Blessed [spiritually prosperous, happy, to be admired] are the poor in spirit [those devoid of spiritual arrogance, those who regard themselves as insignificant], for theirs is the kingdom of heaven [both now and forever].

Matthew 5:3, Amplified

Sometimes blessings come from the places we least expect, eh?

What are your thoughts on the prevalence of the objectification of women in Western culture and on the subsequent effects on young people? Is it something you have given any thought to? How do you think men and women within the church can respond?

 

Growing Pains

No one can become a truly biblical adult without setting some limits… Otherwise, we never know if we have forged our own values, beliefs, and convictions – our very identity – or if we are mimicking the ideas of our family… if you have never questioned, set boundaries, or experienced conflict with your family members, you may not have an adult-to-adult connection with your family… You may be afraid of separating, individuating and becoming an autonomous adult.

From Boundaries in Marriage by John Townsend and Henry Cloud

(as quoted in the ‘Boundaries’ email devotional from biblegateway.com)

Well that seems very pertinent to me, both from the perspective of a woman who never had the opportunity to ‘grow up’ properly – a combination of illness, abuse from brother and (first) spouse, and a highly passive aggressive mother – and from the perspective of the same woman with two teenage children who are testing the boundaries and trying to establish their own sense of autonomy, one of whom has autism and learning disabilities so may well have limited autonomy. They never actually say these words, but the majority of what they do seems to be saying ‘who am I?’ I pray Prince and Fluff find their answers framed by Christ, but they have to be given the freedom and respect to discover Him for themselves. I can’t worry and fret over them or I’ll smother them, despite wanting so desperately to protect them and to share with them this gift of grace.

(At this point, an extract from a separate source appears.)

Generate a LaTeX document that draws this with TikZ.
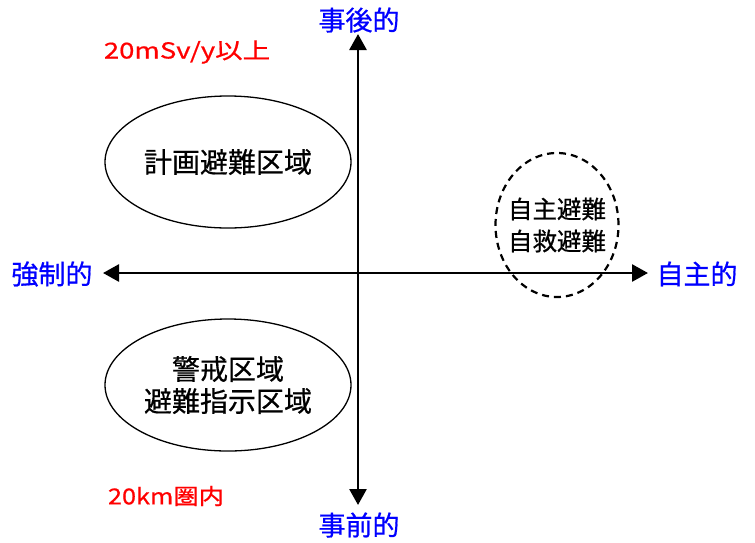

Plus, I have two teenage children. That makes me so old. Of course, when you’re a teenager anyone over 30 seems positively ancient, but I have to remind myself that I’m not yet 40. I have plenty of life left, God-willing. The bizarre thing is that, because of everything I’ve been through, I’m still figuring out who I am, so it’s doubly difficult to be able to parent someone else through it (the only conclusion, so far, is that I am somewhat eccentric). But we muddle through, by grace. Always by grace, thank God.